Вот оно. Прорицание — слово, которое может погубить нас всех, если сказать его слишком громко.
— Мы не можем рассказать об этом Мланкину, — быстро говорю я, пока она не заговорила. — Ты же знаешь, что это такое. Ты же знаешь, что он предпочтет отдать на растерзание тысячи невинных людей, но не признает в Асморанте прорицание. Не теперь, когда магия покинула все живое во всем мире.
— Инетис так и сказала, — говорит Унна, поворачиваясь ко мне. Она смотрит на меня, но слово не видит. — Но ребенка слышала не только она. Он говорил с Кмерланом, но до этого только с ним и только о простых вещах.
Она качает головой. В комнатушке холодно, гуляет ветер. Шкура, которая закрывала окно на ночь, была настолько старая, что с нее сыпалась шерсть и какая-то труха. Хозяин внял моим просьбам, больше похожим на угрозы, и вчера снял-таки шкуру, выбросив ее прямо через окно едва не на голову какому-то благородному. К ночи обещали подыскать что-то получше, а пока я ежусь в зимнем корсе и думаю о том, что мне что-то получше уже может и не понадобиться.

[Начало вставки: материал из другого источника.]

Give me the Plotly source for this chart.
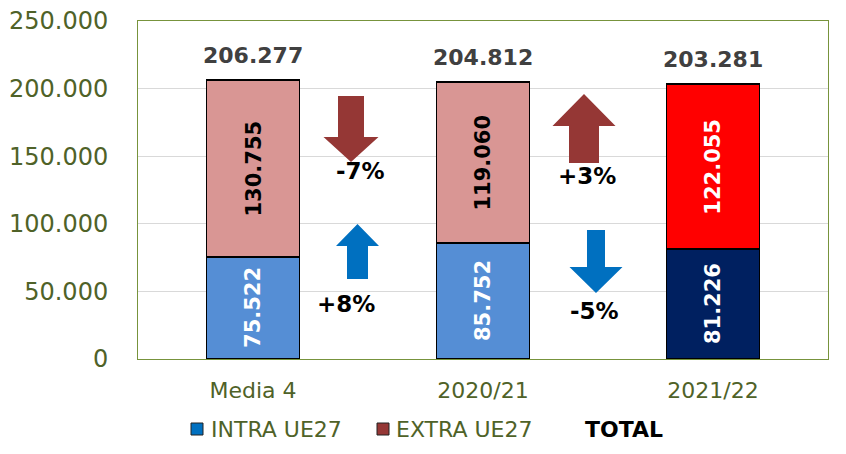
import plotly.graph_objects as go

# ---- data ----
categories = ["Media 4", "2020/21", "2021/22"]
intra_ue27 = [75522, 85752, 81226]
extra_ue27 = [130755, 119060, 122055]
totals = [206277, 204812, 203281]
y_ticks = [0, 50000, 100000, 150000, 200000, 250000]
# change labels shown between bars (2021/22 vs Media 4, 2021/22 vs 2020/21)
intra_change = ["+8%", "-5%"]
extra_change = ["-7%", "+3%"]

# ---- style ----
intra_colors = ["#558ED5", "#558ED5", "#002060"]
extra_colors = ["#D99694", "#D99694", "#FF0000"]
extra_text_colors = ["black", "black", "white"]
olive = "#4F6228"
frame = "#77933C"
FONT = "DejaVu Sans"

OFF = 8                      # default page body margin
W, H = 846 - 2 * OFF, 454 - 2 * OFF
L, R, T, B = 138, 828, 21, 359  # plot area in screen px


def px(x):
    return (x - L) / (R - L)


def py(y):
    return (B - y) / (B - T)


def fmt(v):
    return f"{v:,}".replace(",", ".")


fig = go.Figure()
fig.add_trace(go.Bar(
    x=categories, y=intra_ue27, name="INTRA UE27", width=0.405,
    marker=dict(color=intra_colors, line=dict(color="black", width=1.5)),
    showlegend=False, hoverinfo="x+y"))
fig.add_trace(go.Bar(
    x=categories, y=extra_ue27, name="EXTRA UE27", width=0.405,
    marker=dict(color=extra_colors, line=dict(color="black", width=1.5)),
    showlegend=False, hoverinfo="x+y"))

annotations = []
for i, c in enumerate(categories):
    annotations.append(dict(
        x=c, y=intra_ue27[i] / 2, xref="x", yref="y", text=fmt(intra_ue27[i]),
        textangle=-90, showarrow=False,
        font=dict(family=FONT, size=21, color="white", weight="bold")))
    annotations.append(dict(
        x=c, y=intra_ue27[i] + extra_ue27[i] / 2, xref="x", yref="y",
        text=fmt(extra_ue27[i]), textangle=-90, showarrow=False,
        font=dict(family=FONT, size=21, color=extra_text_colors[i], weight="bold")))
    annotations.append(dict(
        x=c, y=totals[i], xref="x", yref="y", text=fmt(totals[i]),
        yshift=25, showarrow=False,
        font=dict(family=FONT, size=22, color="#404040", weight="bold")))

shapes = []


def arrow(cx, y_tail, y_tip, shaft_w, head_w, head_len, color):
    d = 1 if y_tip > y_tail else -1  # pixel direction
    hb = y_tip - d * head_len
    pts = [(cx - shaft_w / 2, y_tail), (cx - shaft_w / 2, hb), (cx - head_w / 2, hb),
           (cx, y_tip), (cx + head_w / 2, hb), (cx + shaft_w / 2, hb),
           (cx + shaft_w / 2, y_tail)]
    path = "M " + " L ".join(f"{px(a):.5f},{py(b):.5f}" for a, b in pts) + " Z"
    shapes.append(dict(type="path", path=path, xref="paper", yref="paper",
                       fillcolor=color, line=dict(width=0)))


# left gap: extra down, intra up ; right gap: extra up, intra down
arrow(351, 96, 162, 26, 55, 25, "#953735")
arrow(357.5, 279, 224, 21, 43, 22, "#0070C0")
arrow(584, 163, 94, 30, 63, 32, "#953735")
arrow(596, 230, 293, 18, 53, 26, "#0070C0")

for txt, (x, y) in zip([extra_change[0], intra_change[0], extra_change[1], intra_change[1]],
                       [(360, 171), (346, 304), (587, 176), (594, 311)]):
    annotations.append(dict(x=px(x), y=py(y), xref="paper", yref="paper", text=txt,
                            xanchor="center", yanchor="middle", showarrow=False,
                            font=dict(family=FONT, size=23, color="black", weight="bold")))

# legend (manual)
ly = 429
shapes.append(dict(type="rect", xref="paper", yref="paper", x0=px(191), x1=px(203),
                   y0=py(ly + 6), y1=py(ly - 6), fillcolor="#0070C0",
                   line=dict(color="#222", width=1)))
shapes.append(dict(type="rect", xref="paper", yref="paper", x0=px(377), x1=px(389),
                   y0=py(ly + 6), y1=py(ly - 6), fillcolor="#953735",
                   line=dict(color="#222", width=1)))
for txt, x, col, wt in [("INTRA UE27", 209, olive, "normal"),
                        ("EXTRA UE27", 394, olive, "normal"),
                        ("TOTAL", 583, "black", "bold")]:
    annotations.append(dict(x=px(x), y=py(ly), xref="paper", yref="paper", text=txt,
                            xanchor="left", yanchor="middle", showarrow=False,
                            font=dict(family=FONT, size=22, color=col, weight=wt)))

fig.update_layout(
    width=W, height=H, barmode="stack", autosize=False,
    margin=dict(l=L - OFF, r=W - (R - OFF), t=T - OFF, b=H - (B - OFF), pad=0,
                autoexpand=False),
    paper_bgcolor="white", plot_bgcolor="white",
    separators=",.",
    font=dict(family=FONT, color=olive),
    annotations=annotations, shapes=shapes,
    xaxis=dict(showgrid=False, showline=True, linecolor=frame, linewidth=1, mirror=True,
               automargin=False,
               ticks="", tickfont=dict(size=22, color=olive), ticklabelstandoff=12),
    yaxis=dict(range=[0, 250000], tickvals=y_ticks, tickformat=",d", automargin=False,
               ticklabeloverflow="allow",
               showgrid=True, gridcolor="#D9D9D9", gridwidth=1,
               showline=True, linecolor=frame, linewidth=1, mirror=True,
               zeroline=False, ticks="", tickfont=dict(size=24, color=olive),
               ticklabelstandoff=24),
)

fig.write_html("out.html")
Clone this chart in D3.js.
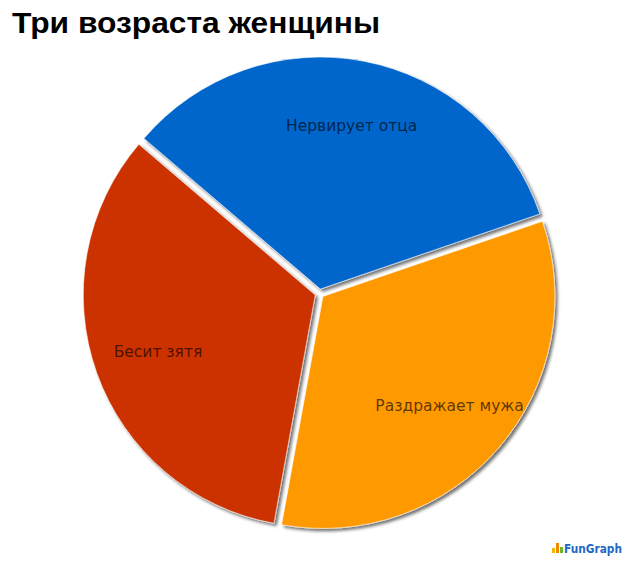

— Он знает все, — говорит Унна. — Ребенок называл наши имена, говорил обо мне и тебе, Цилиолис, он сказал Кмерлану то, о чем знаем только мы. Об Энефрет…. И еще о побережниках. Он сказал, что они пойдут в наступление через два восхода.
Она замолкает.
— Это было прорицание, Цилиолис. Хуже некуда. Если бы это была просто магия…
— Что он сказал, Унна? — спрашиваю я, перебивая. Я уже почти ожидаю услышать одно из этих безумных бормотаний о конце мира и приходе тьмы, вроде тех, что выкрикивали уличные шарлатаны у нас в Тмиру, но Унна прикрывает глаза, вспоминая, а когда открывает их, слова ее звучат четко.
И несут беду.
— «Они придут через два дня, Кмерлан, мой брат. Перейдут реку возле той деревни, где все началось. Их ведут темволд, люди воды, которые не боятся холода так, как боитесь его вы. Темволд не нужны ваши жизни, они зачнут новую жизнь с вашими женщинами. Им не нужна ваша земля, они родились в Первородном океане. Темволд принесут мор, которого Асморанта еще не знала. Они начинят землю заразой и разнесут ее по земле от неба до моря и до гор и превратят ее в обитель смрада и болезни. Асморанта больше не будет зваться Цветущей долиной. Она станет домом матери всех смертей. Моей матери. Энефрет».